Runtime CA state is split into public and private components:

  • CaPublicSnapshot (public certificates, fingerprints, CRL data) is shared via a tokio::sync::watch channel. API handlers and route middleware read from this channel. It contains no private key material.
  • CaKeyStore (private keys wrapped in zeroize::Zeroizing<String>) is shared via Arc<tokio::sync::RwLock<CaKeyStore>>. Only the OCSP responder, CRL manager, cert signer, and server cert renewal code access the key store. The Debug impl redacts all key material.

When adding new code that needs CA certificates or fingerprints, read from AppState.ca_snapshot. When adding code that needs to sign (OCSP responses, CRLs, certificates), also accept a CaKeyStoreRef and look up keys by fingerprint.

Controllers poll the pki.ca_version settings key to detect CA changes made by other instances and reload both the public snapshot and key store.

Dynamic Client Verifier

CRL rebuilds and CA-bundle updates hot-swap a WebPkiClientVerifier wrapped behind arc_swap::ArcSwap (DynamicClientVerifier) without rebuilding rustls::ServerConfig or restarting the HTTPS listener. The verifier is installed once at Controller startup and replaced atomically on every CRL refresh or CA-bundle change.

Settings Snapshot Sharing

Runtime settings are shared via a tokio::sync::watch channel holding an atomic SettingsSnapshot struct.

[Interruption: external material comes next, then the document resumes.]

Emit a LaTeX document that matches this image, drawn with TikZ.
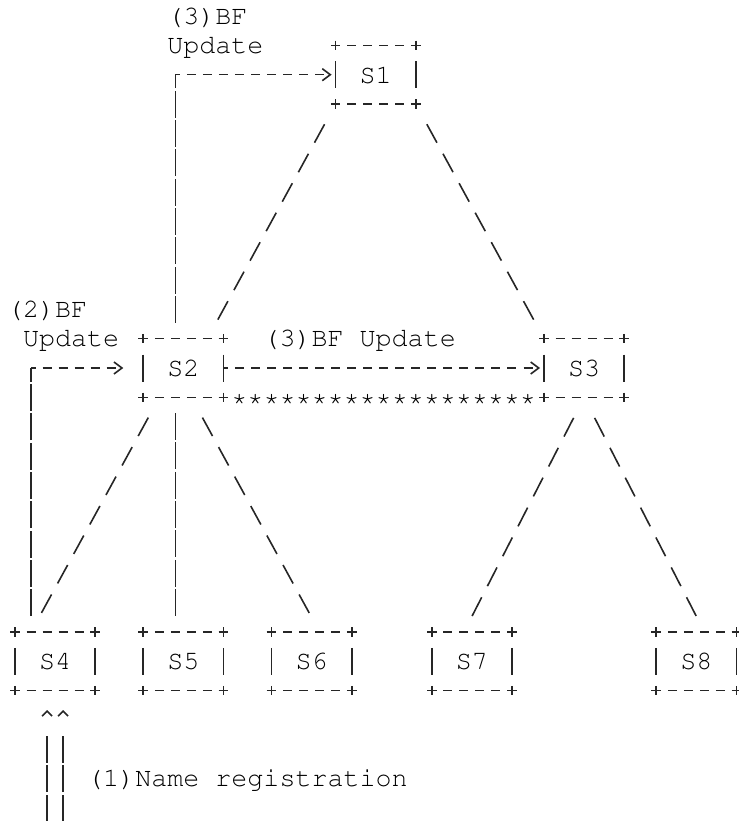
\documentclass[tikz,border=0pt]{standalone}
\usepackage[T1,TU]{fontenc}
\usepackage{tikz}
\usetikzlibrary{arrows.meta}
\usetikzlibrary{calc}
\usetikzlibrary{positioning}
\tikzset{>={Straight Barb[length=4pt,width=6pt]}}
\newcommand{\asciifont}{\fontencoding{T1}\fontfamily{pcr}\fontsize{13.36}{14.67}\selectfont}

\begin{document}
\begin{tikzpicture}[x=1pt,y=-1pt,line width=0.8pt,draw=black!85,
  box/.style={rectangle,inner sep=0pt,outer sep=0pt,minimum width=40.08pt,minimum height=29.33pt,font=\asciifont},
  lbl/.style={inner sep=0pt,outer sep=0pt,align=left,anchor=base west,font=\asciifont},
  hyph/.style={dash pattern=on 4.5pt off 3.515pt,dash phase=2.25pt},
  bar/.style={dash pattern=on 13.5pt off 1.167pt,dash phase=14.087pt,shorten <=7.33pt},
  diag/.style={dash pattern=on 10.5pt off 6.3pt,dash phase=10.5pt,shorten <=5.25pt,shorten >=5.25pt},
  regline/.style={dash pattern=on 13.5pt off 1.167pt on 13.5pt off 1.167pt on 13.5pt off 30pt,
                  -{Straight Barb[length=2.5pt,width=5pt]},shorten >=9.67pt}]

\useasboundingbox (0,0) rectangle (369.5,410.5);

\node (S1) [box] at (187.85,37.33) {S1};
\node (S2) [box] at (91.68,184) {S2};
\node (S3) [box,right=160.3pt of S2] {S3};
\node (S5) [box,below=117.33pt of S2] {S5};
\node (S4) [box,left=24.05pt of S5] {S4};
\node (S6) [box,right=24.05pt of S5] {S6};
\node (S7) [box,right=40.07pt of S6] {S7};
\node (S8) [box,right=72.14pt of S7] {S8};

\foreach \i in {1,...,8} {
  \draw [hyph] (S\i.north west) -- (S\i.north east);
  \draw [hyph] (S\i.south west) -- (S\i.south east);
  \draw (S\i.west) ++(0,-6.75) -- ++(0,13.5);
  \draw (S\i.east) ++(0,-6.75) -- ++(0,13.5);
  \foreach \c in {north west,north east,south west,south east}
    \draw (S\i.\c) ++(-2.4,0) -- ++(4.8,0) (S\i.\c) ++(0,-2.4) -- ++(0,4.8);
}

\node (bf3) [lbl] at (83.65,26.67) {(3)BF\\Update};
\node (bf2) [lbl] at (3.5,173.33) {(2)BF\\\phantom{-}Update};
\node (bf3s) [lbl] at (131.74,173.33) {(3)BF Update};
\node (reg) [lbl] at (43.58,393.33) {(1)Name registration};

\coordinate (up3a) at ([xshift=-4pt]S2.north);
\coordinate (up3b) at (up3a |- S1.west);
\draw [bar] (up3a) -- (up3b);
\draw [hyph,->,shorten >=2pt] (up3b) -- (S1.west);

\coordinate (up2a) at ([xshift=-12.02pt]S4.north);
\coordinate (up2b) at (up2a |- S2.west);
\draw [bar] (up2a) -- (up2b);
\draw [hyph,->,shorten >=10pt] (up2b) -- (S2.west);

\draw [hyph,->,shorten >=2pt] (S2.east) -- (S3.west);

\foreach \k in {1,...,19}
  \node (star\k) [font=\asciifont,inner sep=0pt,anchor=base,yshift=-4pt] at ($(S2.south east)!\k/20!(S3.south west)$) {*};

\draw [diag] (S1.south west) -- ([xshift=-8pt]S2.north east);
\draw [diag] (S1.south east) -- (S3.north west);
\draw [diag] ([xshift=-12pt]S2.south) -- ([xshift=8pt]S4.north west);
\draw [bar,shorten >=7.33pt] ([xshift=-4pt]S2.south) -- ([xshift=-4pt]S5.north);
\draw [diag] ([xshift=4pt]S2.south) -- ([xshift=4pt]S6.north);
\draw [diag] (S3.south) -- ([xshift=-4pt]S7.north);
\draw [diag] (S3.south) -- ([xshift=4pt]S8.north);

\coordinate (reg1) at ($(S4.south)+(-4,65.42)$);
\coordinate (reg2) at ($(S4.south)+(4,65.42)$);
\draw [regline] (reg1) -- ([xshift=-4pt]S4.south);
\draw [regline] (reg2) -- ([xshift=4pt]S4.south);

\end{tikzpicture}
\end{document}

This replaces the previous 6-RwLock pattern that was susceptible to torn reads.

  • Readers call synchronous methods (e.g. settings.registration(), settings.authentication()) that borrow the watch channel -- no .await needed.
  • Writers acquire a tokio::sync::Mutex and publish via send_modify() for atomic updates.
  • reload_from_db() builds a complete SettingsSnapshot from the database and publishes it atomically.
  • Version counters (version, global_version) use Ordering::Acquire/Release for cross-instance cache invalidation.

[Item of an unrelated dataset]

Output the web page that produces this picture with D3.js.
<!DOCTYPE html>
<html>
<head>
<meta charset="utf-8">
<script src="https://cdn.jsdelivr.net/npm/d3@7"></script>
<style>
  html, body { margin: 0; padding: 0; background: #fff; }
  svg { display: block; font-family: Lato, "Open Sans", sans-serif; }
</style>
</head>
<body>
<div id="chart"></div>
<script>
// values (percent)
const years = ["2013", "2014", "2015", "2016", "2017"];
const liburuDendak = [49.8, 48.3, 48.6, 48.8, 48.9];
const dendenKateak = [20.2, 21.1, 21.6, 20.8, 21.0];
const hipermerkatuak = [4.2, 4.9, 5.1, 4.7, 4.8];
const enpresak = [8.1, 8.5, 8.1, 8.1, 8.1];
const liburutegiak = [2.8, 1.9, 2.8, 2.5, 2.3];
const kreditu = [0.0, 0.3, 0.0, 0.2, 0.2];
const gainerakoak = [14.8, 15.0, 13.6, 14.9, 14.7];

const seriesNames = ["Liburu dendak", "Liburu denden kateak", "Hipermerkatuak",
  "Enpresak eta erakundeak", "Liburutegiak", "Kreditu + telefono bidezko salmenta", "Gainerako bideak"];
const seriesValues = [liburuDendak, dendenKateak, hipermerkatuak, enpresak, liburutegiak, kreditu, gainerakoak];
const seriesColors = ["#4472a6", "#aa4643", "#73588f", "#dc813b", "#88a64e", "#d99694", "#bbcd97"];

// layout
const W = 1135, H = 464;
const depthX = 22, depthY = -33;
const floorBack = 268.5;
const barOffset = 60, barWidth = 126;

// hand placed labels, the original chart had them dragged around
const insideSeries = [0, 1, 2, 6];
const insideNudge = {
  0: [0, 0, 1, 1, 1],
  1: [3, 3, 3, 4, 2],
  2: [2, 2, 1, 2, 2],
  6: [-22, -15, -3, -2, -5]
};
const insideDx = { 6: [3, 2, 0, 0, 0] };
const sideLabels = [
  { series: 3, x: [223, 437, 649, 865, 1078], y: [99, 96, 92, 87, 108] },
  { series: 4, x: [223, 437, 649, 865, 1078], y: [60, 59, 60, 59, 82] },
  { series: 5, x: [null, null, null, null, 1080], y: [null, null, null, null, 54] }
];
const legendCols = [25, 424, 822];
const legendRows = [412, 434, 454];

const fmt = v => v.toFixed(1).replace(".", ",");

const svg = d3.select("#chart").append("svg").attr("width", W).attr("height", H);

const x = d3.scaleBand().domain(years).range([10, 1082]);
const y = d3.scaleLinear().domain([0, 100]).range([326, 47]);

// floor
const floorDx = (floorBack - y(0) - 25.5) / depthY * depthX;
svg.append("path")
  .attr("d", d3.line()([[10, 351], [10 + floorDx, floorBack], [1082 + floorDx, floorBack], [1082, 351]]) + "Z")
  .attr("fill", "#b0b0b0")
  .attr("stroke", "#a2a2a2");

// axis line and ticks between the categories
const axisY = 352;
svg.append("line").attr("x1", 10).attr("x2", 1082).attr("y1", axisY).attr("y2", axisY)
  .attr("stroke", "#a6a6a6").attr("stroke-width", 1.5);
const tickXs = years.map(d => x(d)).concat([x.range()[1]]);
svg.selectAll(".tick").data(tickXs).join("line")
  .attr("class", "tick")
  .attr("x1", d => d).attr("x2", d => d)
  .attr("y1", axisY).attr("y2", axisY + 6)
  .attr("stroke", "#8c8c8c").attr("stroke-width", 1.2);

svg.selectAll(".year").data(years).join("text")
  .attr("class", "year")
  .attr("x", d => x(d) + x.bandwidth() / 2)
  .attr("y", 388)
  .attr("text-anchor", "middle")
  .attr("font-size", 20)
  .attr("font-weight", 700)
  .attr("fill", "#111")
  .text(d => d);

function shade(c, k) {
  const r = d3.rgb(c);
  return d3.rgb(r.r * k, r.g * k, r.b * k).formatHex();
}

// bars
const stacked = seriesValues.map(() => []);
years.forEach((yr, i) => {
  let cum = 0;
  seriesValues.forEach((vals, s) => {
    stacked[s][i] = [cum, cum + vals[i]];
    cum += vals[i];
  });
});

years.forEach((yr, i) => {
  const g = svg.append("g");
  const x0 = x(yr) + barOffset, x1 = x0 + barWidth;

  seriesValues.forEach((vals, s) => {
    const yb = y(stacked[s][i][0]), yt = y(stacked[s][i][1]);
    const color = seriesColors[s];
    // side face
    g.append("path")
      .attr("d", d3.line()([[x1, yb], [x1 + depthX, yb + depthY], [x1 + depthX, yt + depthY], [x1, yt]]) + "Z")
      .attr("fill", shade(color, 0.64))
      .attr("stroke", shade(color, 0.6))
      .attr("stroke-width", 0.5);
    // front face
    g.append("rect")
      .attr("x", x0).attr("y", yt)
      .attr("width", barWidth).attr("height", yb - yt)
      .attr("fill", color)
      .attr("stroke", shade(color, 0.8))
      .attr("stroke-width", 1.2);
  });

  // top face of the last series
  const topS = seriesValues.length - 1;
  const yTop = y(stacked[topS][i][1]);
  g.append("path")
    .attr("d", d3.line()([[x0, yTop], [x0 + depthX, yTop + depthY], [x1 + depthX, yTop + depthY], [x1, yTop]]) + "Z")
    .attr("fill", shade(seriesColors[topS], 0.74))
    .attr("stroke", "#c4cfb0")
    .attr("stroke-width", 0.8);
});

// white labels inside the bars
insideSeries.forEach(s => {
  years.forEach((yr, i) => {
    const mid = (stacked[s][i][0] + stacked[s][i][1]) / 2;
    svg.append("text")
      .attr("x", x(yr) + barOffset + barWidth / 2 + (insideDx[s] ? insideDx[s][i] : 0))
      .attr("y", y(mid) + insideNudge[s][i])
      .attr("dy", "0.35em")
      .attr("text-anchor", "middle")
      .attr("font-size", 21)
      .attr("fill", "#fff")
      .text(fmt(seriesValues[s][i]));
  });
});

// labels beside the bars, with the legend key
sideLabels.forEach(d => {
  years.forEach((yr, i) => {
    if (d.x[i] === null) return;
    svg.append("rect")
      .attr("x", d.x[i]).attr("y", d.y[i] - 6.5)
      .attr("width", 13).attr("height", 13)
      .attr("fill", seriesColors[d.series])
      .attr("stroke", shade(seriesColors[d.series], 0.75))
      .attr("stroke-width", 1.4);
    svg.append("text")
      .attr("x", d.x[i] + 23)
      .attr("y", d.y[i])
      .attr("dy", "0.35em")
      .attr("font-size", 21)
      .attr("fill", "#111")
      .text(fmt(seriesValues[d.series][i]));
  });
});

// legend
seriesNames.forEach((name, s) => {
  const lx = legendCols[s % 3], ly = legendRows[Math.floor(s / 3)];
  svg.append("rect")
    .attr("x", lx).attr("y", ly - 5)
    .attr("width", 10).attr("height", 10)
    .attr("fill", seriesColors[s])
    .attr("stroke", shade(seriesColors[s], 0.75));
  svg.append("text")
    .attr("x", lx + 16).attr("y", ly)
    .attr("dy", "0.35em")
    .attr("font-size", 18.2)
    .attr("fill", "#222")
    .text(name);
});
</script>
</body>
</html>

When adding code that reads settings, use the synchronous reader methods. When adding code that modifies settings, use the set_* methods (e.g. settings.set_registration(...)) which acquire the write mutex.

JWT Signing Key

The JWT signing key is stored in the database settings table (key: auth.jwt_signing_key, base64-encoded, marked as global). All HA instances share the same key. On first startup, the controller generates a 64-byte random key and stores it. Existing file-based keys (jwt_signing.key) are automatically migrated to the database on startup.

JWT Token Denylist

An in-memory TokenDenylist (src/auth/token_denylist.rs) provides immediate JWT revocation within each controller instance. It supports:

  • Per-JTI denial: individual tokens denied by their jti claim.
  • Per-user denial: all tokens for a user issued before a given timestamp.

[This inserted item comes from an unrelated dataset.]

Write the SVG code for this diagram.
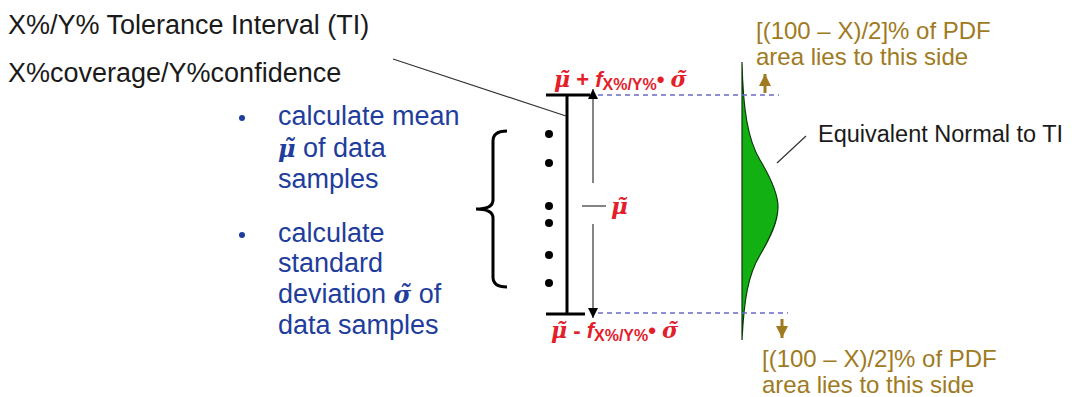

The denylist is checked on every JWT-authenticated request in the authenticate_jwt middleware. On logout, all tokens for the user are denied for the remaining access token lifetime (15 min). A periodic purge task cleans expired entries.

Known limitation: the denylist is per-instance (in-memory). Cross-instance revocation relies on natural token expiry. DB-backed HA sync is deferred.